IV. Abyss and pictorial flood
For Lord Norman Foster the common ground that is the platform on which architecture operates is more of an abyss. His installation “Gateway”, on show in the Arsenale, is a flickering media spectacle that bombards and overwhelms beholders with salvoes of images, deliberately inducing sensory overload. To begin with the ground is made up of luminous names of architects, designers, planners and landscape architects. Like armies of ants they march across the floor, climb up on the pillars of the Arsenale like termite colonies, boding nothing good. Constantly compacting and disentangling again, they thus form a flexible net made up of Breuer, Sullivan and Rogers, of Boulleé, Doshi and Sangallo, which once it becomes too crowded with names implodes into an illegible dust of symbols.
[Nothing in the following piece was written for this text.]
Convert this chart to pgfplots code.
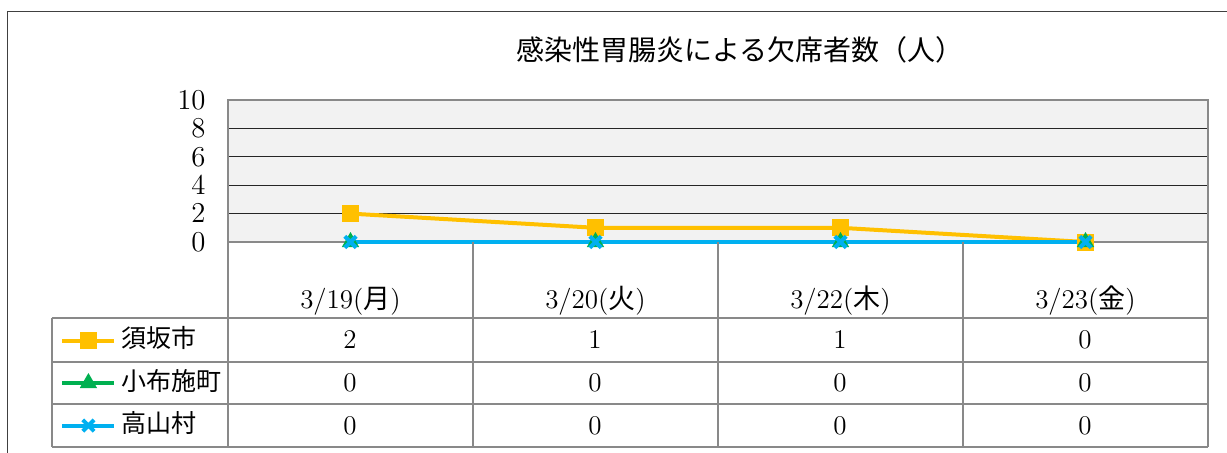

This too is a metaphor.
At the same time we see a pictorial hurricane sweeping along the walls. Historical and religious buildings, favelas and other places of social change, images of the “Arabellion” and the London riots, followed by rooms, stadiums, museums, train stations – Foster taps into the global network in order to immerse the beholder in its plurality and heterogeneity. In the reflection of the seductive space inhabited by the media architecture comes face to face with the conflicting facets of a world in which it has to sustain, indeed has to keep reinventing itself.